- _Directive_: Without the pictures, can you quote each line below exactly?

- _Stored data_:

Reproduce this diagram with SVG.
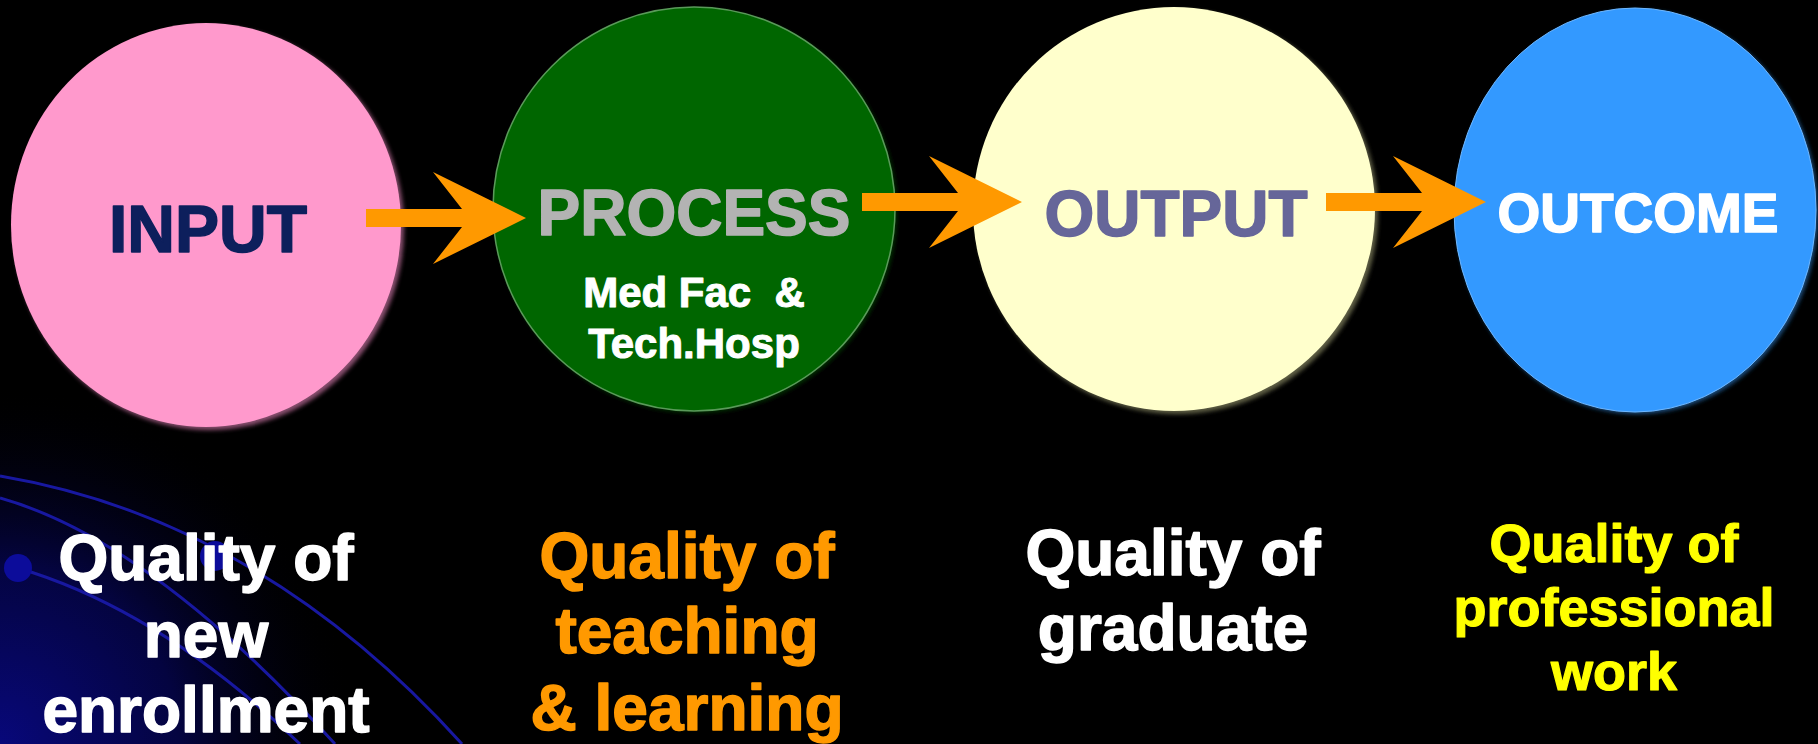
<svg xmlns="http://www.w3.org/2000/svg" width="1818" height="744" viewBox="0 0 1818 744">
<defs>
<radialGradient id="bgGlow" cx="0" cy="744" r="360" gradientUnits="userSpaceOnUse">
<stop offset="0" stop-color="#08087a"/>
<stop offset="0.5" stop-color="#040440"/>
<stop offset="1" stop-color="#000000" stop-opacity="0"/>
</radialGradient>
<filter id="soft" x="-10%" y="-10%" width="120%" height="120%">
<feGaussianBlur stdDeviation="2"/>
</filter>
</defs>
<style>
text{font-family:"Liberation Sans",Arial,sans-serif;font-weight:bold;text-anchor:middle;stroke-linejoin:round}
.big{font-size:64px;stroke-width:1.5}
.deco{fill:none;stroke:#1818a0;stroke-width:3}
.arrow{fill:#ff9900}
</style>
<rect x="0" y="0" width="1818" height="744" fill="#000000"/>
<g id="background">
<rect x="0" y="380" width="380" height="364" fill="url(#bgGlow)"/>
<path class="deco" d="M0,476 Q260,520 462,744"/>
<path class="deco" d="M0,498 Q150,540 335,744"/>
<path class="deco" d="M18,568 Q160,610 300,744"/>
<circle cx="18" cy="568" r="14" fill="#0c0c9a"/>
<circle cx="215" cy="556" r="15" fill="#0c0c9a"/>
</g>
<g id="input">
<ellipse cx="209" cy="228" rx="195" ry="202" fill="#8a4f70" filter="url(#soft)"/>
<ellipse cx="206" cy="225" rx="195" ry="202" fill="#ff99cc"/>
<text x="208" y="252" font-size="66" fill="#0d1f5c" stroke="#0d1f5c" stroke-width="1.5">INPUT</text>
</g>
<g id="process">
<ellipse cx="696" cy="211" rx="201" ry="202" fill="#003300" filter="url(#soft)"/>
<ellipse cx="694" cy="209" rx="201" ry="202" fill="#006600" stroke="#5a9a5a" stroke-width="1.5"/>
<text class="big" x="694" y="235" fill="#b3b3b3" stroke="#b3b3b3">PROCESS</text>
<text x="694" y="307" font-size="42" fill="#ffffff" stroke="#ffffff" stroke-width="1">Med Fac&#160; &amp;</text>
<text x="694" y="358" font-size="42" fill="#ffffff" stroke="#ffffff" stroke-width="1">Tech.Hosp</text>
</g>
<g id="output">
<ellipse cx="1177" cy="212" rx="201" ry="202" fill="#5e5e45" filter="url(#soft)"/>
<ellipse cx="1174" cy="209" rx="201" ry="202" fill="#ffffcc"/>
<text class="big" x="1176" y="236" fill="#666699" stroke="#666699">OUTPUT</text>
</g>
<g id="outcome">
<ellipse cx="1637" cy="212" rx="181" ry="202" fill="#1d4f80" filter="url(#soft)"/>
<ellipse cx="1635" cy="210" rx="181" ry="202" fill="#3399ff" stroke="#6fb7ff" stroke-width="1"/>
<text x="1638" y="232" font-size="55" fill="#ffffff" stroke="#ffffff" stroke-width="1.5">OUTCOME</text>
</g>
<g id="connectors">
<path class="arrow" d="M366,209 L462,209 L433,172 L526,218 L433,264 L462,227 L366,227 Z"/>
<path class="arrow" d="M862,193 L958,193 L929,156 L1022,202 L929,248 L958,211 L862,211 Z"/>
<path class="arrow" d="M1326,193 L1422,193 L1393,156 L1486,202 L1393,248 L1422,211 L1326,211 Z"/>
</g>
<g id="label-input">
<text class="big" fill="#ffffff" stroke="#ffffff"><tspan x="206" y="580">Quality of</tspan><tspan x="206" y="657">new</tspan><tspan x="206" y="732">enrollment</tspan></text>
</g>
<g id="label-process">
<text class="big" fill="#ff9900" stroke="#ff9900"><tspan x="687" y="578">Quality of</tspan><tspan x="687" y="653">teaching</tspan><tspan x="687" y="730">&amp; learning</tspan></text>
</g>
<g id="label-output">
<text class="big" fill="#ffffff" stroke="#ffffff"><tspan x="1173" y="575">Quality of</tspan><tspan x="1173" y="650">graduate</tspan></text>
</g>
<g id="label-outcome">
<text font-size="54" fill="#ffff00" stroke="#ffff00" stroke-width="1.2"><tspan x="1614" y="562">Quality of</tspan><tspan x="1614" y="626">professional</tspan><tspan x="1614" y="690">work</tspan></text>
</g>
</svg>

- _Result_:
Reproduce this diagram with SVG.
<svg xmlns="http://www.w3.org/2000/svg" width="1818" height="744" viewBox="0 0 1818 744">
<defs>
<radialGradient id="bgGlow" cx="0" cy="744" r="360" gradientUnits="userSpaceOnUse">
<stop offset="0" stop-color="#08087a"/>
<stop offset="0.5" stop-color="#040440"/>
<stop offset="1" stop-color="#000000" stop-opacity="0"/>
</radialGradient>
<filter id="soft" x="-10%" y="-10%" width="120%" height="120%">
<feGaussianBlur stdDeviation="2"/>
</filter>
</defs>
<style>
text{font-family:"Liberation Sans",Arial,sans-serif;font-weight:bold;text-anchor:middle;stroke-linejoin:round}
.big{font-size:64px;stroke-width:1.5}
.deco{fill:none;stroke:#1818a0;stroke-width:3}
.arrow{fill:#ff9900}
</style>
<rect x="0" y="0" width="1818" height="744" fill="#000000"/>
<g id="background">
<rect x="0" y="380" width="380" height="364" fill="url(#bgGlow)"/>
<path class="deco" d="M0,476 Q260,520 462,744"/>
<path class="deco" d="M0,498 Q150,540 335,744"/>
<path class="deco" d="M18,568 Q160,610 300,744"/>
<circle cx="18" cy="568" r="14" fill="#0c0c9a"/>
<circle cx="215" cy="556" r="15" fill="#0c0c9a"/>
</g>
<g id="input">
<ellipse cx="209" cy="228" rx="195" ry="202" fill="#8a4f70" filter="url(#soft)"/>
<ellipse cx="206" cy="225" rx="195" ry="202" fill="#ff99cc"/>
<text x="208" y="252" font-size="66" fill="#0d1f5c" stroke="#0d1f5c" stroke-width="1.5">INPUT</text>
</g>
<g id="process">
<ellipse cx="696" cy="211" rx="201" ry="202" fill="#003300" filter="url(#soft)"/>
<ellipse cx="694" cy="209" rx="201" ry="202" fill="#006600" stroke="#5a9a5a" stroke-width="1.5"/>
<text class="big" x="694" y="235" fill="#b3b3b3" stroke="#b3b3b3">PROCESS</text>
<text x="694" y="307" font-size="42" fill="#ffffff" stroke="#ffffff" stroke-width="1">Med Fac&#160; &amp;</text>
<text x="694" y="358" font-size="42" fill="#ffffff" stroke="#ffffff" stroke-width="1">Tech.Hosp</text>
</g>
<g id="output">
<ellipse cx="1177" cy="212" rx="201" ry="202" fill="#5e5e45" filter="url(#soft)"/>
<ellipse cx="1174" cy="209" rx="201" ry="202" fill="#ffffcc"/>
<text class="big" x="1176" y="236" fill="#666699" stroke="#666699">OUTPUT</text>
</g>
<g id="outcome">
<ellipse cx="1637" cy="212" rx="181" ry="202" fill="#1d4f80" filter="url(#soft)"/>
<ellipse cx="1635" cy="210" rx="181" ry="202" fill="#3399ff" stroke="#6fb7ff" stroke-width="1"/>
<text x="1638" y="232" font-size="55" fill="#ffffff" stroke="#ffffff" stroke-width="1.5">OUTCOME</text>
</g>
<g id="connectors">
<path class="arrow" d="M366,209 L462,209 L433,172 L526,218 L433,264 L462,227 L366,227 Z"/>
<path class="arrow" d="M862,193 L958,193 L929,156 L1022,202 L929,248 L958,211 L862,211 Z"/>
<path class="arrow" d="M1326,193 L1422,193 L1393,156 L1486,202 L1393,248 L1422,211 L1326,211 Z"/>
</g>
<g id="label-input">
<text class="big" fill="#ffffff" stroke="#ffffff"><tspan x="206" y="580">Quality of</tspan><tspan x="206" y="657">new</tspan><tspan x="206" y="732">enrollment</tspan></text>
</g>
<g id="label-process">
<text class="big" fill="#ff9900" stroke="#ff9900"><tspan x="687" y="578">Quality of</tspan><tspan x="687" y="653">teaching</tspan><tspan x="687" y="730">&amp; learning</tspan></text>
</g>
<g id="label-output">
<text class="big" fill="#ffffff" stroke="#ffffff"><tspan x="1173" y="575">Quality of</tspan><tspan x="1173" y="650">graduate</tspan></text>
</g>
<g id="label-outcome">
<text font-size="54" fill="#ffff00" stroke="#ffff00" stroke-width="1.2"><tspan x="1614" y="562">Quality of</tspan><tspan x="1614" y="626">professional</tspan><tspan x="1614" y="690">work</tspan></text>
</g>
</svg>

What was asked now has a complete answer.